┌─ Data shown

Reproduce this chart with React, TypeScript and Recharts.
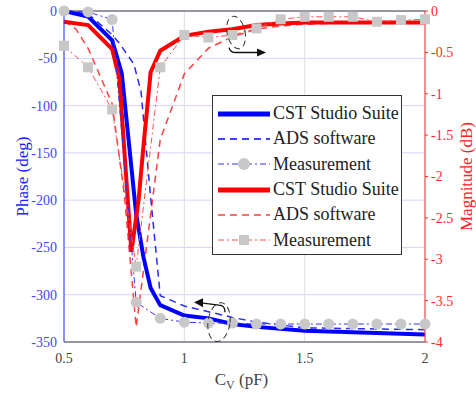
import { LineChart, Line, XAxis, YAxis, CartesianGrid, ReferenceLine, ReferenceDot } from "recharts";

const FONT = "'Liberation Serif', 'DejaVu Serif', serif";

// x axis (pF)
const xTicks = [0.5, 1, 1.5, 2];
const phaseTicks = [-350, -300, -250, -200, -150, -100, -50, 0];
const magTicks = [-4, -3.5, -3, -2.5, -2, -1.5, -1, -0.5, 0];

// phase (deg), left axis
const cstPhaseX = [0.5, 0.6, 0.7, 0.74, 0.8, 0.83, 0.86, 0.9, 1.0, 1.1, 1.2, 1.3, 1.5, 2.0];
const cstPhase = [0, -6, -31, -66, -215, -260, -293, -311, -322, -325, -331, -334, -338, -342];
const adsPhaseX = [0.5, 0.6, 0.7, 0.73, 0.79, 0.82, 0.86, 0.9, 1.0, 1.1, 1.2, 1.3, 1.5, 2.0];
const adsPhase = [0, -3, -25, -34, -56, -85, -197, -301, -312, -318, -324, -329, -335, -337];
const measX = [0.5, 0.6, 0.7, 0.8, 0.9, 1.0, 1.1, 1.2, 1.3, 1.4, 1.5, 1.6, 1.7, 1.8, 1.9, 2.0];
const measPhase = [0, -1, -9, -308, -325, -329, -330, -330, -331, -331, -331, -331, -331, -331, -331, -331];

// magnitude (dB), right axis
const cstMagX = [0.5, 0.6, 0.7, 0.73, 0.78, 0.81, 0.83, 0.86, 0.9, 1.0, 1.1, 1.2, 1.3, 1.4, 1.5, 2.0];
const cstMag = [-0.13, -0.17, -0.46, -0.82, -2.91, -2.28, -1.64, -0.74, -0.48, -0.3, -0.25, -0.22, -0.17, -0.15, -0.14, -0.14];
const adsMagX = [0.5, 0.55, 0.6, 0.7, 0.75, 0.8, 0.9, 1.0, 1.1, 1.2, 1.3, 1.4, 1.5, 1.6, 2.0];
const adsMag = [-0.12, -0.22, -0.45, -1.12, -2.2, -3.82, -1.55, -0.76, -0.45, -0.31, -0.22, -0.18, -0.16, -0.15, -0.14];
const measMag = [-0.42, -0.68, -1.19, -3.09, -0.68, -0.29, -0.32, -0.29, -0.21, -0.1, -0.07, -0.07, -0.07, -0.13, -0.11, -0.1];

const legendNames = ["CST Studio Suite", "ADS software", "Measurement", "CST Studio Suite", "ADS software", "Measurement"];

const pts = (xs: number[], ys: number[]) => xs.map((x, i) => ({ x, y: ys[i] }));

const BLUE = "#0000ff";
const RED = "#ff0000";
const MARK = "#c8c8c8";

const square = (p: any) => (
  <rect key={`sq-${p.index}`} x={p.cx - 5} y={p.cy - 5} width={10} height={10} fill={MARK} />
);

// dashed ellipse + arrow marking which axis a group belongs to
const marker = (dir: number) => (p: any) => {
  const { cx, cy } = p;
  if (dir > 0) {
    return (
      <g>
        <ellipse cx={cx} cy={cy} rx={9} ry={16.5} fill="none" stroke="#333" strokeDasharray="6 4" transform={`rotate(-12 ${cx} ${cy})`} />
        <path d={`M${cx - 7} ${cy + 15} Q${cx - 6} ${cy + 20} ${cx} ${cy + 20} L${cx + 22} ${cy + 20}`} fill="none" stroke="#111" strokeWidth={1.3} />
        <path d={`M${cx + 30} ${cy + 20} L${cx + 21} ${cy + 16} L${cx + 21} ${cy + 24} Z`} fill="#111" />
      </g>
    );
  }
  return (
    <g>
      <ellipse cx={cx} cy={cy} rx={11} ry={19.5} fill="none" stroke="#333" strokeDasharray="6 4" transform={`rotate(8 ${cx} ${cy})`} />
      <path d={`M${cx + 6} ${cy - 10} Q${cx + 6} ${cy - 17} ${cx} ${cy - 17} L${cx - 16} ${cy - 19}`} fill="none" stroke="#111" strokeWidth={1.3} />
      <path d={`M${cx - 25} ${cy - 20} L${cx - 16} ${cy - 24} L${cx - 16} ${cy - 15} Z`} fill="#111" />
    </g>
  );
};

function LegendBox() {
  const rows = [
    { color: BLUE, width: 5, dash: undefined, mark: "" },
    { color: BLUE, width: 1.5, dash: "7 5", mark: "" },
    { color: "#3333ff", width: 1, dash: "6 3 2 3", mark: "circle" },
    { color: RED, width: 5, dash: undefined, mark: "" },
    { color: "#ff4040", width: 1.5, dash: "7 5", mark: "" },
    { color: "#ff5050", width: 1, dash: "6 3 2 3", mark: "square" },
  ];
  return (
    <div
      style={{
        position: "absolute",
        left: 212,
        top: 95,
        width: 190,
        height: 160,
        boxSizing: "border-box",
        border: "1px solid #333",
        background: "#fff",
        paddingTop: 5,
      }}
    >
      {rows.map((r, i) => (
        <div key={i} style={{ display: "flex", alignItems: "center", height: 25.3 }}>
          <svg width={56} height={20} style={{ marginLeft: 4, flex: "none" }}>
            <line x1={1} y1={10} x2={53} y2={10} stroke={r.color} strokeWidth={r.width} strokeDasharray={r.dash} />
            {r.mark === "circle" && <circle cx={27} cy={10} r={6} fill={MARK} />}
            {r.mark === "square" && <rect x={22} y={5} width={10} height={10} fill={MARK} />}
          </svg>
          <span style={{ fontFamily: FONT, fontSize: 18, color: "#222", whiteSpace: "nowrap" }}>{legendNames[i]}</span>
        </div>
      ))}
    </div>
  );
}

export default function App() {
  return (
    <div style={{ position: "absolute", left: 0, top: 0, width: 476, height: 396, background: "#fff", fontFamily: FONT }}>
      <LineChart width={476} height={396} margin={{ top: 11, right: 0, bottom: 0, left: 0 }}>
        <CartesianGrid yAxisId="phase" vertical={false} stroke="#d4d4ff" />
        <CartesianGrid yAxisId="phase" horizontal={false} stroke="#dddddd" />
        <XAxis
          type="number"
          dataKey="x"
          domain={[0.5, 2]}
          ticks={xTicks}
          height={54}
          axisLine={{ stroke: "#444" }}
          tickLine={false}
          tickSize={0}
          tickMargin={11}
          tick={{ fill: "#444", fontSize: 14, fontFamily: FONT }}
          label={(p: any) => {
            const vb = p.viewBox || { x: 64, y: 342, width: 361 };
            return (
              <text x={vb.x + vb.width / 2 - 3} y={vb.y + 43} textAnchor="middle" fill="#444" fontFamily={FONT} fontSize={17}>
                C<tspan dy={4} fontSize={12}>V</tspan>
                <tspan dy={-4}> (pF)</tspan>
              </text>
            );
          }}
        />
        <YAxis
          yAxisId="phase"
          domain={[-350, 0]}
          ticks={phaseTicks}
          width={64}
          axisLine={{ stroke: "#3030ff" }}
          tickLine={false}
          tickSize={0}
          tickMargin={7}
          tick={{ fill: "#4545ff", fontSize: 14, fontFamily: FONT }}
          label={(p: any) => {
            const vb = p.viewBox || { x: 0, y: 11, height: 331 };
            const cy = vb.y + vb.height / 2;
            return (
              <text x={0} y={0} transform={`translate(22 ${cy}) rotate(-90)`} textAnchor="middle" dominantBaseline="central" fill="#2020ff" fontFamily={FONT} fontSize={17}>
                Phase (deg)
              </text>
            );
          }}
        />
        <YAxis
          yAxisId="mag"
          orientation="right"
          domain={[-4, 0]}
          ticks={magTicks}
          width={51}
          axisLine={{ stroke: "#ff3030" }}
          tickLine={{ stroke: "#ff3030" }}
          tickSize={3}
          tickMargin={3}
          tick={{ fill: "#ff2a2a", fontSize: 14, fontFamily: FONT }}
          label={(p: any) => {
            const vb = p.viewBox || { x: 425, y: 11, height: 331 };
            const cy = vb.y + vb.height / 2;
            return (
              <text x={0} y={0} transform={`translate(${vb.x + 41} ${cy}) rotate(-90)`} textAnchor="middle" dominantBaseline="central" fill="#ff2020" fontFamily={FONT} fontSize={17}>
                Magnitude (dB)
              </text>
            );
          }}
        />
        <ReferenceLine yAxisId="phase" y={0} stroke="#444" />

        <Line yAxisId="mag" data={pts(adsMagX, adsMag)} dataKey="y" stroke="#ff4040" strokeWidth={1.5} strokeDasharray="7 5" dot={false} isAnimationActive={false} />
        <Line yAxisId="phase" data={pts(adsPhaseX, adsPhase)} dataKey="y" stroke="#2a2aff" strokeWidth={1.5} strokeDasharray="7 5" dot={false} isAnimationActive={false} />
        <Line yAxisId="phase" data={pts(cstPhaseX, cstPhase)} dataKey="y" stroke={BLUE} strokeWidth={4} dot={false} isAnimationActive={false} />
        <Line yAxisId="mag" data={pts(cstMagX, cstMag)} dataKey="y" stroke={RED} strokeWidth={4} dot={false} isAnimationActive={false} />
        <Line yAxisId="phase" data={pts(measX, measPhase)} dataKey="y" stroke="#3333ff" strokeWidth={1} strokeDasharray="6 3 2 3" dot={{ r: 5.5, fill: MARK, stroke: "none" }} isAnimationActive={false} />
        <Line yAxisId="mag" data={pts(measX, measMag)} dataKey="y" stroke="#ff5050" strokeWidth={1} strokeDasharray="6 3 2 3" dot={square} isAnimationActive={false} />

        <ReferenceDot yAxisId="mag" x={1.215} y={-0.26} r={0} shape={marker(1)} />
        <ReferenceDot yAxisId="phase" x={1.144} y={-329} r={0} shape={marker(-1)} />
      </LineChart>
      <LegendBox />
    </div>
  );
}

└─

# The problem:
Return only the lines running from the top of the data to the line that holds "-331, -331, -331];". Include both of those lines, but skip the pictures.

# Task response:
Reproduce this chart with React, TypeScript and Recharts.
import { LineChart, Line, XAxis, YAxis, CartesianGrid, ReferenceLine, ReferenceDot } from "recharts";

const FONT = "'Liberation Serif', 'DejaVu Serif', serif";

// x axis (pF)
const xTicks = [0.5, 1, 1.5, 2];
const phaseTicks = [-350, -300, -250, -200, -150, -100, -50, 0];
const magTicks = [-4, -3.5, -3, -2.5, -2, -1.5, -1, -0.5, 0];

// phase (deg), left axis
const cstPhaseX = [0.5, 0.6, 0.7, 0.74, 0.8, 0.83, 0.86, 0.9, 1.0, 1.1, 1.2, 1.3, 1.5, 2.0];
const cstPhase = [0, -6, -31, -66, -215, -260, -293, -311, -322, -325, -331, -334, -338, -342];
const adsPhaseX = [0.5, 0.6, 0.7, 0.73, 0.79, 0.82, 0.86, 0.9, 1.0, 1.1, 1.2, 1.3, 1.5, 2.0];
const adsPhase = [0, -3, -25, -34, -56, -85, -197, -301, -312, -318, -324, -329, -335, -337];
const measX = [0.5, 0.6, 0.7, 0.8, 0.9, 1.0, 1.1, 1.2, 1.3, 1.4, 1.5, 1.6, 1.7, 1.8, 1.9, 2.0];
const measPhase = [0, -1, -9, -308, -325, -329, -330, -330, -331, -331, -331, -331, -331, -331, -331, -331];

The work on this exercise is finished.